◆ The exercise ◆
For this exercise, repeat all of the material verbatim apart from its images.

◆ Data ◆
────────────────────────────────────────

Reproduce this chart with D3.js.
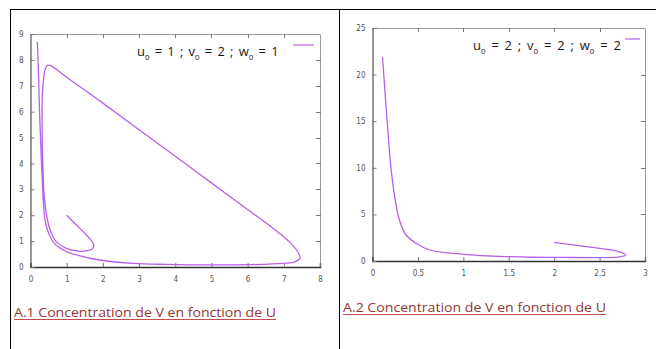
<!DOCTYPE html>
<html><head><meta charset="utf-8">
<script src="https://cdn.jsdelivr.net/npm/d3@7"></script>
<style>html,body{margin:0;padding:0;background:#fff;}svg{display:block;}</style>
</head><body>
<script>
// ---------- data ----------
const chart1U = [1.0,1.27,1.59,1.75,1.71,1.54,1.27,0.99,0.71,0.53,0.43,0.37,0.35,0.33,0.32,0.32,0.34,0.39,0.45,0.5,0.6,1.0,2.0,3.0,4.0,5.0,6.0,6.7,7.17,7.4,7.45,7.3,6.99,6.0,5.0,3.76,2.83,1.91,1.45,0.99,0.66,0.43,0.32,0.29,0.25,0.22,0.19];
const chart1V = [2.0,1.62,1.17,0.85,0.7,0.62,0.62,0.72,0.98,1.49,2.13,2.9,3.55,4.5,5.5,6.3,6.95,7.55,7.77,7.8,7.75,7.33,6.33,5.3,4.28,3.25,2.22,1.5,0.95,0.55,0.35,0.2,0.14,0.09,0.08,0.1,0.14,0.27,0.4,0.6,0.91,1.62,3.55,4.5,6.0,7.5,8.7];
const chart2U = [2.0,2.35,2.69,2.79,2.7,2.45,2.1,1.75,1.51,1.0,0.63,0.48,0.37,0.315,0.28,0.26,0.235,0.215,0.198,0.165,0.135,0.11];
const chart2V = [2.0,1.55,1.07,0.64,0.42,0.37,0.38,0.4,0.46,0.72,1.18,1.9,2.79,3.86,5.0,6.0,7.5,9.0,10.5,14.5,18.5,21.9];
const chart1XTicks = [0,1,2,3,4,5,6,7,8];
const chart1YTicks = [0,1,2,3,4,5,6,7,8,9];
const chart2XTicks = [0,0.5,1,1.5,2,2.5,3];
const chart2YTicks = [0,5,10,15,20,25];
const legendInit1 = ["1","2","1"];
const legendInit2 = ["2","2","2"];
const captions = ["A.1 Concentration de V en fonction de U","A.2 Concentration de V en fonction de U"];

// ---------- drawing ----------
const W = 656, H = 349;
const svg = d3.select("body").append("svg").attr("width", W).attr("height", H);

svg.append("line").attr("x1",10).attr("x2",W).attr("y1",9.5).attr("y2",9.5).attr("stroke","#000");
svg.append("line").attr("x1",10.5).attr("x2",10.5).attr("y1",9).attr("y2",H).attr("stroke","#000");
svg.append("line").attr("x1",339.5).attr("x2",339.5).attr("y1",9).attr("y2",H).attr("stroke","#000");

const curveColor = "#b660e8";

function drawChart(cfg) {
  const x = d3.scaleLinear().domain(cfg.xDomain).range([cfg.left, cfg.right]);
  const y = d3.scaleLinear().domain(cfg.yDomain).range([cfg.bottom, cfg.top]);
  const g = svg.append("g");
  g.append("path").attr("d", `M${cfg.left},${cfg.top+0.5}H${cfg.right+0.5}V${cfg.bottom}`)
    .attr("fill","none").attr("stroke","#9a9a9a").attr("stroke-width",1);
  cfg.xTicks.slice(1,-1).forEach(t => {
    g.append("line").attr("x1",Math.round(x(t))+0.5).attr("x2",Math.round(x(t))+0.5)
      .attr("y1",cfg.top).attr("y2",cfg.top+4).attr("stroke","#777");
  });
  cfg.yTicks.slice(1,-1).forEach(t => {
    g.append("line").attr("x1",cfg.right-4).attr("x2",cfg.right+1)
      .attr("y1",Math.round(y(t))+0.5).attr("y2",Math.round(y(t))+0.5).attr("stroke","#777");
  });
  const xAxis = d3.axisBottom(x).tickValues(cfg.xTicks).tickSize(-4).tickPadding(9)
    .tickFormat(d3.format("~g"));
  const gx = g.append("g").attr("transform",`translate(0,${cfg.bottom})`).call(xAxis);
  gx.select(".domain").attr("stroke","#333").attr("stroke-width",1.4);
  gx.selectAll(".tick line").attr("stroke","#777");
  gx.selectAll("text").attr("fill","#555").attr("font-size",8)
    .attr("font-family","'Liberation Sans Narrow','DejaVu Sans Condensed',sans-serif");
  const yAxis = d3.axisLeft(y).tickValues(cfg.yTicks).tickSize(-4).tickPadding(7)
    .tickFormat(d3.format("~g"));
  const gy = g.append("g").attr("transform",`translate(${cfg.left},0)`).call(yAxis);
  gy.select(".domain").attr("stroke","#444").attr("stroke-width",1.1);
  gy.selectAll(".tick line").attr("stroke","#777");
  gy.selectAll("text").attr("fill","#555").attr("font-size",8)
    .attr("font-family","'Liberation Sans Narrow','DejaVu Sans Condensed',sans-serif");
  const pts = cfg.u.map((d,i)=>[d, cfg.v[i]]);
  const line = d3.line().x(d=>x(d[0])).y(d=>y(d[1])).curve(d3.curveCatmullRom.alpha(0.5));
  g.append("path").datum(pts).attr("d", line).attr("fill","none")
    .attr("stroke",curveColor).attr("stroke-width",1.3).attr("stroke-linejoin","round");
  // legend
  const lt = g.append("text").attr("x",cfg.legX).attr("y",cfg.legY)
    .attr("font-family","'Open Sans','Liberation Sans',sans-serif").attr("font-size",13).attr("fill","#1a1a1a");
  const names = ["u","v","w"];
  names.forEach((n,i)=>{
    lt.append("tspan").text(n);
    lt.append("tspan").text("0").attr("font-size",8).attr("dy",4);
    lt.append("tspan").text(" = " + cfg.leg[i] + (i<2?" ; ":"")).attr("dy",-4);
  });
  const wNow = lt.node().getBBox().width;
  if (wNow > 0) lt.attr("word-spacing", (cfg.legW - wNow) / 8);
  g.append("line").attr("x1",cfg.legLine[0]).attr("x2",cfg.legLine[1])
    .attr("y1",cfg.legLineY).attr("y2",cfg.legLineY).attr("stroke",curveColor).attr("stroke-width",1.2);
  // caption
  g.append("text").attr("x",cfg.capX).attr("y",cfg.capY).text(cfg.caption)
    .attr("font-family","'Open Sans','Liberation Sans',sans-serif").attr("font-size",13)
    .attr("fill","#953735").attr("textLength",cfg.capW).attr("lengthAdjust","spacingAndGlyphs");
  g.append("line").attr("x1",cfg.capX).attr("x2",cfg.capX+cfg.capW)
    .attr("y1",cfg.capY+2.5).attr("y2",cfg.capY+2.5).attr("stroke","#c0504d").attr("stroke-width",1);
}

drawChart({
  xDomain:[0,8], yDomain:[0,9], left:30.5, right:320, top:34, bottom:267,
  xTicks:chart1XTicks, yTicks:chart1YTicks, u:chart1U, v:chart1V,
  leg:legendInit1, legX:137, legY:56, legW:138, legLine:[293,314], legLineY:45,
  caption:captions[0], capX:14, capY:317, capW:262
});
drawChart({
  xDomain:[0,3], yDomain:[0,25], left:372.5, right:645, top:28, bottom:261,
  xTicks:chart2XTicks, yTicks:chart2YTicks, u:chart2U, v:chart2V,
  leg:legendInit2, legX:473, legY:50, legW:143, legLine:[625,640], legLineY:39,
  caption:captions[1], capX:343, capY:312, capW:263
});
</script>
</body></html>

────────────────────────────────────────

◆ The reply ◆
Reproduce this chart with D3.js.
<!DOCTYPE html>
<html><head><meta charset="utf-8">
<script src="https://cdn.jsdelivr.net/npm/d3@7"></script>
<style>html,body{margin:0;padding:0;background:#fff;}svg{display:block;}</style>
</head><body>
<script>
// ---------- data ----------
const chart1U = [1.0,1.27,1.59,1.75,1.71,1.54,1.27,0.99,0.71,0.53,0.43,0.37,0.35,0.33,0.32,0.32,0.34,0.39,0.45,0.5,0.6,1.0,2.0,3.0,4.0,5.0,6.0,6.7,7.17,7.4,7.45,7.3,6.99,6.0,5.0,3.76,2.83,1.91,1.45,0.99,0.66,0.43,0.32,0.29,0.25,0.22,0.19];
const chart1V = [2.0,1.62,1.17,0.85,0.7,0.62,0.62,0.72,0.98,1.49,2.13,2.9,3.55,4.5,5.5,6.3,6.95,7.55,7.77,7.8,7.75,7.33,6.33,5.3,4.28,3.25,2.22,1.5,0.95,0.55,0.35,0.2,0.14,0.09,0.08,0.1,0.14,0.27,0.4,0.6,0.91,1.62,3.55,4.5,6.0,7.5,8.7];
const chart2U = [2.0,2.35,2.69,2.79,2.7,2.45,2.1,1.75,1.51,1.0,0.63,0.48,0.37,0.315,0.28,0.26,0.235,0.215,0.198,0.165,0.135,0.11];
const chart2V = [2.0,1.55,1.07,0.64,0.42,0.37,0.38,0.4,0.46,0.72,1.18,1.9,2.79,3.86,5.0,6.0,7.5,9.0,10.5,14.5,18.5,21.9];
const chart1XTicks = [0,1,2,3,4,5,6,7,8];
const chart1YTicks = [0,1,2,3,4,5,6,7,8,9];
const chart2XTicks = [0,0.5,1,1.5,2,2.5,3];
const chart2YTicks = [0,5,10,15,20,25];
const legendInit1 = ["1","2","1"];
const legendInit2 = ["2","2","2"];
const captions = ["A.1 Concentration de V en fonction de U","A.2 Concentration de V en fonction de U"];

// ---------- drawing ----------
const W = 656, H = 349;
const svg = d3.select("body").append("svg").attr("width", W).attr("height", H);

svg.append("line").attr("x1",10).attr("x2",W).attr("y1",9.5).attr("y2",9.5).attr("stroke","#000");
svg.append("line").attr("x1",10.5).attr("x2",10.5).attr("y1",9).attr("y2",H).attr("stroke","#000");
svg.append("line").attr("x1",339.5).attr("x2",339.5).attr("y1",9).attr("y2",H).attr("stroke","#000");

const curveColor = "#b660e8";

function drawChart(cfg) {
  const x = d3.scaleLinear().domain(cfg.xDomain).range([cfg.left, cfg.right]);
  const y = d3.scaleLinear().domain(cfg.yDomain).range([cfg.bottom, cfg.top]);
  const g = svg.append("g");
  g.append("path").attr("d", `M${cfg.left},${cfg.top+0.5}H${cfg.right+0.5}V${cfg.bottom}`)
    .attr("fill","none").attr("stroke","#9a9a9a").attr("stroke-width",1);
  cfg.xTicks.slice(1,-1).forEach(t => {
    g.append("line").attr("x1",Math.round(x(t))+0.5).attr("x2",Math.round(x(t))+0.5)
      .attr("y1",cfg.top).attr("y2",cfg.top+4).attr("stroke","#777");
  });
  cfg.yTicks.slice(1,-1).forEach(t => {
    g.append("line").attr("x1",cfg.right-4).attr("x2",cfg.right+1)
      .attr("y1",Math.round(y(t))+0.5).attr("y2",Math.round(y(t))+0.5).attr("stroke","#777");
  });
  const xAxis = d3.axisBottom(x).tickValues(cfg.xTicks).tickSize(-4).tickPadding(9)
    .tickFormat(d3.format("~g"));
  const gx = g.append("g").attr("transform",`translate(0,${cfg.bottom})`).call(xAxis);
  gx.select(".domain").attr("stroke","#333").attr("stroke-width",1.4);
  gx.selectAll(".tick line").attr("stroke","#777");
  gx.selectAll("text").attr("fill","#555").attr("font-size",8)
    .attr("font-family","'Liberation Sans Narrow','DejaVu Sans Condensed',sans-serif");
  const yAxis = d3.axisLeft(y).tickValues(cfg.yTicks).tickSize(-4).tickPadding(7)
    .tickFormat(d3.format("~g"));
  const gy = g.append("g").attr("transform",`translate(${cfg.left},0)`).call(yAxis);
  gy.select(".domain").attr("stroke","#444").attr("stroke-width",1.1);
  gy.selectAll(".tick line").attr("stroke","#777");
  gy.selectAll("text").attr("fill","#555").attr("font-size",8)
    .attr("font-family","'Liberation Sans Narrow','DejaVu Sans Condensed',sans-serif");
  const pts = cfg.u.map((d,i)=>[d, cfg.v[i]]);
  const line = d3.line().x(d=>x(d[0])).y(d=>y(d[1])).curve(d3.curveCatmullRom.alpha(0.5));
  g.append("path").datum(pts).attr("d", line).attr("fill","none")
    .attr("stroke",curveColor).attr("stroke-width",1.3).attr("stroke-linejoin","round");
  // legend
  const lt = g.append("text").attr("x",cfg.legX).attr("y",cfg.legY)
    .attr("font-family","'Open Sans','Liberation Sans',sans-serif").attr("font-size",13).attr("fill","#1a1a1a");
  const names = ["u","v","w"];
  names.forEach((n,i)=>{
    lt.append("tspan").text(n);
    lt.append("tspan").text("0").attr("font-size",8).attr("dy",4);
    lt.append("tspan").text(" = " + cfg.leg[i] + (i<2?" ; ":"")).attr("dy",-4);
  });
  const wNow = lt.node().getBBox().width;
  if (wNow > 0) lt.attr("word-spacing", (cfg.legW - wNow) / 8);
  g.append("line").attr("x1",cfg.legLine[0]).attr("x2",cfg.legLine[1])
    .attr("y1",cfg.legLineY).attr("y2",cfg.legLineY).attr("stroke",curveColor).attr("stroke-width",1.2);
  // caption
  g.append("text").attr("x",cfg.capX).attr("y",cfg.capY).text(cfg.caption)
    .attr("font-family","'Open Sans','Liberation Sans',sans-serif").attr("font-size",13)
    .attr("fill","#953735").attr("textLength",cfg.capW).attr("lengthAdjust","spacingAndGlyphs");
  g.append("line").attr("x1",cfg.capX).attr("x2",cfg.capX+cfg.capW)
    .attr("y1",cfg.capY+2.5).attr("y2",cfg.capY+2.5).attr("stroke","#c0504d").attr("stroke-width",1);
}

drawChart({
  xDomain:[0,8], yDomain:[0,9], left:30.5, right:320, top:34, bottom:267,
  xTicks:chart1XTicks, yTicks:chart1YTicks, u:chart1U, v:chart1V,
  leg:legendInit1, legX:137, legY:56, legW:138, legLine:[293,314], legLineY:45,
  caption:captions[0], capX:14, capY:317, capW:262
});
drawChart({
  xDomain:[0,3], yDomain:[0,25], left:372.5, right:645, top:28, bottom:261,
  xTicks:chart2XTicks, yTicks:chart2YTicks, u:chart2U, v:chart2V,
  leg:legendInit2, legX:473, legY:50, legW:143, legLine:[625,640], legLineY:39,
  caption:captions[1], capX:343, capY:312, capW:263
});
</script>
</body></html>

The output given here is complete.